**Collected material**

'''

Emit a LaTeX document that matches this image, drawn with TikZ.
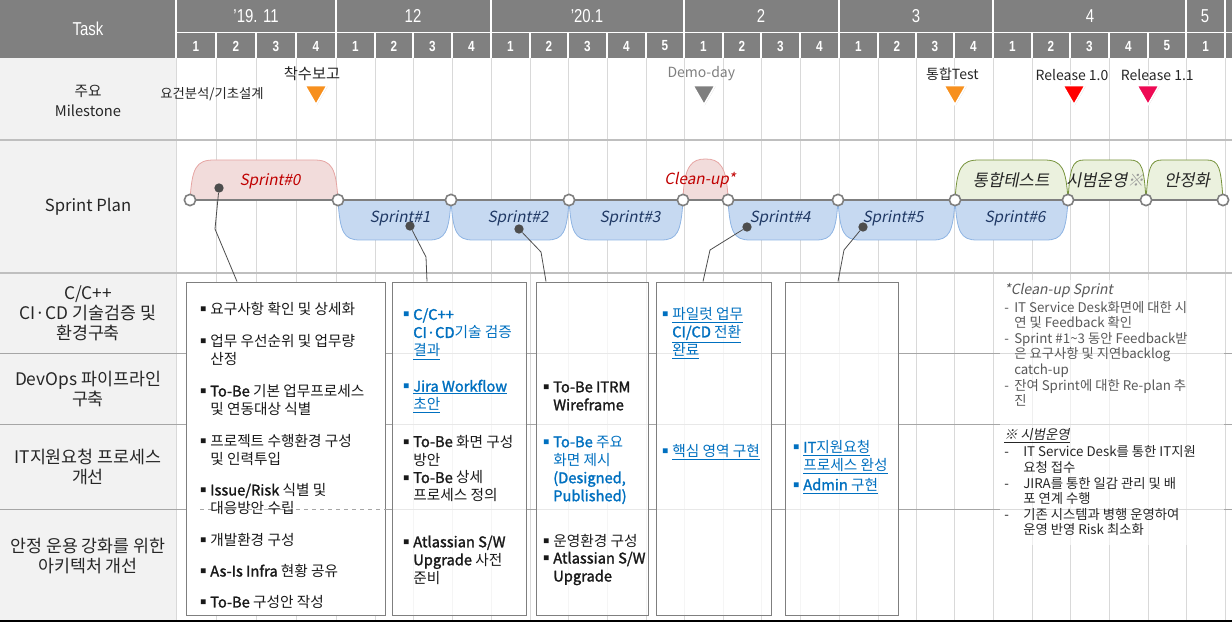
\documentclass[tikz,border=0pt]{standalone}
\usepackage{fontspec}
\setmainfont{Noto Sans CJK KR}[AutoFakeSlant=0.2, BoldFont={Noto Sans CJK KR}, BoldFeatures={FakeBold=1.6}]
\newfontfamily\hdrfont{Liberation Sans}[FakeStretch=0.8]
\usepackage{xcolor}
\usepackage{tikz}
\usetikzlibrary{positioning,fit,shapes.geometric,shadows}

\definecolor{hdrgray}{HTML}{808080}
\definecolor{leftgray}{HTML}{F2F2F2}
\definecolor{gridgray}{HTML}{D9D9D9}
\definecolor{sepgray}{HTML}{BFBFBF}
\definecolor{rowgray}{HTML}{A6A6A6}
\definecolor{linegray}{HTML}{7F7F7F}
\definecolor{dotgray}{HTML}{4D4D4D}
\definecolor{redfill}{HTML}{F2DCDB}
\definecolor{redline}{HTML}{E6A5A3}
\definecolor{redtext}{HTML}{C00000}
\definecolor{bluefill}{HTML}{C6D9F1}
\definecolor{blueline}{HTML}{8EB4E3}
\definecolor{navytext}{HTML}{1F3864}
\definecolor{greenfill}{HTML}{EBF1DE}
\definecolor{greenline}{HTML}{77933C}
\definecolor{linkblue}{HTML}{0070C0}
\definecolor{notegray}{HTML}{595959}
\definecolor{mileorange}{HTML}{F7901E}
\definecolor{milered}{HTML}{FF0000}
\definecolor{milepink}{HTML}{EE0A54}

\newcommand{\sqbul}{\makebox[7.5pt][l]{\raisebox{2.2pt}{\fontsize{4.5}{5}\selectfont■}}}
\newcommand{\subln}{\hspace*{7.5pt}}
\newcommand{\notedash}[1]{\makebox[#1][l]{-}}
\newcommand{\sprintshape}[5]{%
  \path[#1] (#2,200) .. controls (#2+2,0.2*200+0.8*#4) and (#2+#5/4,#4) .. (#2+#5,#4)
    -- (#3-#5,#4) .. controls (#3-#5/4,#4) and (#3-2,0.2*200+0.8*#4) .. (#3,200) -- cycle;}

\begin{document}
\begin{tikzpicture}[x=0.75pt, y=-0.75pt,
  grid/.style={draw=gridgray, line width=0.75pt},
  rowline/.style={draw=rowgray, line width=0.75pt},
  hdr/.style={text=white, font=\hdrfont\fontsize{14}{15}\selectfont},
  wk/.style={text=white, font=\hdrfont\bfseries\fontsize{11}{11}\selectfont},
  lbl/.style={align=center, text=black!85, font=\fontsize{13}{15}\selectfont},
  mile/.style={regular polygon, regular polygon sides=3, shape border rotate=180,
    minimum size=19pt, inner sep=0pt, draw=white, line width=1.2pt,
    drop shadow={opacity=0.35, shadow xshift=0.5pt, shadow yshift=-0.6pt}},
  mtext/.style={inner sep=0pt, text=black!85, font=\fontsize{10.5}{12}\selectfont},
  knot/.style={circle, draw=linegray, line width=1.2pt, fill=white, minimum size=8.5pt, inner sep=0pt},
  dot/.style={circle, fill=dotgray, minimum size=7pt, inner sep=0pt},
  link/.style={draw=dotgray, line width=0.6pt},
  taskbox/.style={draw=linegray, line width=0.75pt, inner sep=0pt, fill=white, fill opacity=0.75},
  item/.style={anchor=west, align=left, inner sep=0pt, text=black!90, font=\fontsize{11}{13.5}\selectfont},
  sred/.style={fill=redfill, draw=redline, line width=0.6pt},
  sblue/.style={fill=bluefill, draw=blueline, line width=0.6pt},
  sgreen/.style={fill=greenfill, draw=greenline, line width=0.6pt},
  stext/.style={inner sep=0pt, font=\itshape\fontsize{11.5}{12}\selectfont}]

\useasboundingbox (0,0) rectangle (1232,624);

\fill[hdrgray] (0,0) rectangle (1232,58);
\fill[leftgray] (0,58) rectangle (176,621);

\draw[grid] (176,58) -- (176,621);
\foreach \x/\n [remember=\x as \lastx (initially 176)] in
  {216/1,256/2,296/3,336/4,375/1,413/2,452/3,491/4,530/1,568/2,607/3,646/4,684/5,
   723/1,761/2,800/3,839/4,878/1,916/2,954/3,993/4,1032/1,1070/2,1109/3,1148/4,1186/5,1225/1}
{
  \draw[grid] (\x,58) -- (\x,621);
  \draw[white, line width=1pt] (\x,33) -- (\x,58);
  \node (w\x) [wk] at ({(\x+\lastx)/2},46) {\n};
}
\foreach \x in {176,336,491,684,839,993,1186,1225}
  \draw[white, line width=1pt] (\x,0) -- (\x,58);
\draw[white, line width=1pt] (176,32.5) -- (1232,32.5);

\node (task) [hdr] at (88,29) {Task};
\node (mon11) [hdr] at (256,16) {’19. 11};
\node (mon12) [hdr] at (413,16) {12};
\node (mon1) [hdr] at (587,16) {’20.1};
\node (mon2) [hdr] at (761,16) {2};
\node (mon3) [hdr] at (916,16) {3};
\node (mon4) [hdr] at (1090,16) {4};
\node (mon5) [hdr] at (1205,16) {5};

\draw[draw=sepgray, line width=2.2pt] (0,140) -- (1232,140);
\draw[draw=sepgray, line width=1.5pt] (0,273) -- (1232,273);
\draw[rowline] (0,353) -- (1232,353);
\draw[rowline] (0,424) -- (1232,424);
\draw[rowline] (0,509) -- (1232,509);
\draw[black, line width=1.5pt] (0,621) -- (1232,621);

\node (mile) [lbl, font=\fontsize{11}{15}\selectfont] at (88,101) {주요\\Milestone};
\node (plan) [lbl, font=\fontsize{12.5}{15}\selectfont] at (88,207) {Sprint Plan};
\node (row1) [lbl] at (88,313) {C/C++\\CI·CD 기술검증 및\\환경구축};
\node (row2) [lbl] at (88,389) {DevOps 파이프라인\\구축};
\node (row3) [lbl] at (88,467) {IT지원요청 프로세스\\개선};
\node (row4) [lbl] at (88,556) {안정 운용 강화를 위한\\아키텍처 개선};

\sprintshape{sred}{190}{338}{160}{24}
\path[sred] (683,200) .. controls (684,165) and (692,159) .. (705.5,159)
  .. controls (719,159) and (727,165) .. (728,200) -- cycle;
\sprintshape{sgreen}{955}{1068}{160}{24}
\sprintshape{sgreen}{1068}{1146}{160}{16}
\sprintshape{sgreen}{1146}{1223}{160}{16}
\sprintshape{sblue}{338}{451}{240}{22}
\sprintshape{sblue}{451}{569}{240}{22}
\sprintshape{sblue}{569}{683}{240}{22}
\sprintshape{sblue}{728}{838}{240}{22}
\sprintshape{sblue}{838}{955}{240}{22}
\sprintshape{sblue}{955}{1068}{240}{22}

\coordinate (s0) at (190,200);
\coordinate (s1) at (1223,200);
\draw[draw=linegray, line width=2.2pt] (s0) -- (s1);
\foreach \x in {190,338,451,569,683,728,838,955,1068,1146,1223}
  \node (k\x) [knot] at (\x,200) {};

\node (sp0) [stext, text=redtext] at (270,181) {Sprint\#0};
\node (clean) [stext, text=redtext] at (700,180) {Clean-up*};
\node (sp1) [stext, text=navytext] at (400,218) {Sprint\#1};
\node (sp2) [stext, text=navytext] at (518,218) {Sprint\#2};
\node (sp3) [stext, text=navytext] at (630,218) {Sprint\#3};
\node (sp4) [stext, text=navytext] at (780,218) {Sprint\#4};
\node (sp5) [stext, text=navytext] at (893,218) {Sprint\#5};
\node (sp6) [stext, text=navytext] at (1015,218) {Sprint\#6};
\node (itest) [stext, text=black!85, font=\itshape\fontsize{12.5}{13}\selectfont] at (1011,180) {통합테스트};
\node (pilot) [stext, text=black!85, font=\itshape\fontsize{12.5}{13}\selectfont] at (1105,180) {시범운영{\color{black!40}※}};
\node (stable) [stext, text=black!85, font=\itshape\fontsize{12.5}{13}\selectfont] at (1187,180) {안정화};

\node (b1) [taskbox, fill opacity=1, fit={(186,282) (385,615)}] {};
\node (b2) [taskbox, fit={(392,282) (526,615)}] {};
\node (b3) [taskbox, fit={(536,282) (648,615)}] {};
\node (b4) [taskbox, fit={(656,282) (771,615)}] {};
\node (b5) [taskbox, fit={(785,282) (898,615)}] {};
\draw[rowline, dashed] (200,509) -- (b1.east |- 0,509);

\begin{scope}[every node/.append style={font=\fontsize{11.5}{13.5}\selectfont}]
\node (i11) [item] at (200,309) {\sqbul 요구사항 확인 및 상세화};
\node (i12) [item] at (200,350) {\sqbul 업무 우선순위 및 업무량\\\subln 산정};
\node (i13) [item] at (200,400) {\sqbul \textbf{To-Be} 기본 업무프로세스\\\subln 및 연동대상 식별};
\node (i14) [item] at (200,449.5) {\sqbul 프로젝트 수행환경 구성\\\subln 및 인력투입};
\node (i15) [item] at (200,499) {\sqbul \textbf{Issue/Risk} 식별 및\\\subln 대응방안 수립};
\node (i16) [item] at (200,540) {\sqbul 개발환경 구성};
\node (i17) [item] at (200,571) {\sqbul \textbf{As-Is Infra} 현황 공유};
\node (i18) [item] at (200,602) {\sqbul \textbf{To-Be} 구성안 작성};
\end{scope}

\node (i21) [item, text=linkblue] at (403,334) {\sqbul \textbf{C/C++}\\\subln \textbf{CI·CD}기술 검증\\\subln \underline{결과}};
\node (i22) [item, text=linkblue] at (403,396.5) {\sqbul \underline{\textbf{Jira Workflow}}\\\subln \underline{초안}};
\node (i23) [item] at (403,450.5) {\sqbul \textbf{To-Be} 화면 구성\\\subln 방안};
\node (i24) [item] at (403,486.5) {\sqbul \textbf{To-Be} 상세\\\subln 프로세스 정의};
\node (i25) [item] at (403,560) {\sqbul \textbf{Atlassian S/W}\\\subln \textbf{Upgrade} 사전\\\subln 준비};

\node (i31) [item] at (543,396) {\sqbul \textbf{To-Be ITRM}\\\subln \textbf{Wireframe}};
\node (i32) [item, text=linkblue] at (543,470) {\sqbul \textbf{To-Be} 주요\\\subln 화면 제시\\\subln \textbf{(Designed,}\\\subln \textbf{Published)}};
\node (i33) [item] at (543,541) {\sqbul 운영환경 구성};
\node (i34) [item] at (543,568.5) {\sqbul \textbf{Atlassian S/W}\\\subln \textbf{Upgrade}};

\node (i41) [item, text=linkblue] at (662,333) {\sqbul \underline{파일럿 업무}\\\subln \underline{\textbf{CI/CD} 전환}\\\subln \underline{완료}};
\node (i42) [item, text=linkblue] at (662,452) {\sqbul \underline{핵심 영역 구현}};
\node (i51) [item, text=linkblue] at (793,457.5) {\sqbul \underline{\textbf{IT}지원요청}\\\subln \underline{프로세스 완성}};
\node (i52) [item, text=linkblue] at (793,486) {\sqbul \underline{\textbf{Admin} 구현}};

\node (d0) [dot] at (219,188) {};
\node (d1) [dot] at (410,226) {};
\node (d2) [dot] at (519,229) {};
\node (d4) [dot] at (747,227) {};
\node (d5) [dot] at (863,227) {};
\draw[link] (d0) -- (215,229) -- (237,0 |- b1.north);
\draw[link] (d1) -- (426,257) -- (427,0 |- b2.north);
\draw[link] (d2) -- (541,252) -- (546,0 |- b3.north);
\draw[link] (d4) -- (710,250) -- (703,0 |- b4.north);
\draw[link] (d5) -- (844,250) -- (838,0 |- b5.north);

\node (notebg) [inner sep=0pt, fill=white, fill opacity=0.6, fit={(1000,280) (1224,545)}] {};
\node (note1) [anchor=north west, align=left, inner sep=0pt, text=notegray,
  font=\fontsize{10}{11.7}\selectfont] at (1004,283)
  {{\itshape\fontsize{10.5}{12}\selectfont *Clean-up Sprint}\\[1.5pt]
   \notedash{7.5pt}IT Service Desk화면에 대한 시\\
   \subln 연 및 Feedback 확인\\
   \notedash{7.5pt}Sprint \#1\textasciitilde3 동안 Feedback받\\
   \subln 은 요구사항 및 지연backlog\\
   \subln catch-up\\
   \notedash{7.5pt}잔여 Sprint에 대한 Re-plan 추\\
   \subln 진};
\node (note2) [anchor=north west, align=left, inner sep=0pt, text=black!85,
  font=\fontsize{10}{11.7}\selectfont] at (1004,428)
  {\underline{\itshape ※ 시범운영}\\[1.5pt]
   \notedash{14.25pt}IT Service Desk를 통한 IT지원\\
   \hspace*{14.25pt}요청 접수\\
   \notedash{14.25pt}JIRA를 통한 일감 관리 및 배\\
   \hspace*{14.25pt}포 연계 수행\\
   \notedash{14.25pt}기존 시스템과 병행 운영하여\\
   \hspace*{14.25pt}운영 반영 Risk 최소화};

\node (m0t) [mtext, font=\fontsize{10}{11}\selectfont] at (212,94) {요건분석/기초설계};
\node (m1) [mile, fill=mileorange] at (316,92) {};
\node (m1t) [mtext, font=\fontsize{11.5}{12}\selectfont, above=3pt of m1, xshift=-3pt] {착수보고};
\node (m2) [mile, fill=linegray] at (704,92) {};
\node (m2t) [mtext, text=linegray, above=3pt of m2, xshift=-2pt] {Demo-day};
\node (m3) [mile, fill=mileorange] at (955,92) {};
\node (m3t) [mtext, above=3pt of m3, xshift=-2pt] {통합Test};
\node (m4) [mile, fill=milered] at (1074,92) {};
\node (m4t) [mtext, above=3pt of m4, xshift=-1.5pt] {Release 1.0};
\node (m5) [mile, fill=milepink] at (1148,92) {};
\node (m5t) [mtext, above=3pt of m5, xshift=7pt] {Release 1.1};
\end{tikzpicture}
\end{document}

'''

**Do this**
Quote, please, every line of the material above from its start through the line that has "-- (#3-#5,#4) .. controls", reproducing the words exactly and dropping any images.

**Answer below**
Emit a LaTeX document that matches this image, drawn with TikZ.
\documentclass[tikz,border=0pt]{standalone}
\usepackage{fontspec}
\setmainfont{Noto Sans CJK KR}[AutoFakeSlant=0.2, BoldFont={Noto Sans CJK KR}, BoldFeatures={FakeBold=1.6}]
\newfontfamily\hdrfont{Liberation Sans}[FakeStretch=0.8]
\usepackage{xcolor}
\usepackage{tikz}
\usetikzlibrary{positioning,fit,shapes.geometric,shadows}

\definecolor{hdrgray}{HTML}{808080}
\definecolor{leftgray}{HTML}{F2F2F2}
\definecolor{gridgray}{HTML}{D9D9D9}
\definecolor{sepgray}{HTML}{BFBFBF}
\definecolor{rowgray}{HTML}{A6A6A6}
\definecolor{linegray}{HTML}{7F7F7F}
\definecolor{dotgray}{HTML}{4D4D4D}
\definecolor{redfill}{HTML}{F2DCDB}
\definecolor{redline}{HTML}{E6A5A3}
\definecolor{redtext}{HTML}{C00000}
\definecolor{bluefill}{HTML}{C6D9F1}
\definecolor{blueline}{HTML}{8EB4E3}
\definecolor{navytext}{HTML}{1F3864}
\definecolor{greenfill}{HTML}{EBF1DE}
\definecolor{greenline}{HTML}{77933C}
\definecolor{linkblue}{HTML}{0070C0}
\definecolor{notegray}{HTML}{595959}
\definecolor{mileorange}{HTML}{F7901E}
\definecolor{milered}{HTML}{FF0000}
\definecolor{milepink}{HTML}{EE0A54}

\newcommand{\sqbul}{\makebox[7.5pt][l]{\raisebox{2.2pt}{\fontsize{4.5}{5}\selectfont■}}}
\newcommand{\subln}{\hspace*{7.5pt}}
\newcommand{\notedash}[1]{\makebox[#1][l]{-}}
\newcommand{\sprintshape}[5]{%
  \path[#1] (#2,200) .. controls (#2+2,0.2*200+0.8*#4) and (#2+#5/4,#4) .. (#2+#5,#4)
    -- (#3-#5,#4) .. controls (#3-#5/4,#4) and (#3-2,0.2*200+0.8*#4) .. (#3,200) -- cycle;}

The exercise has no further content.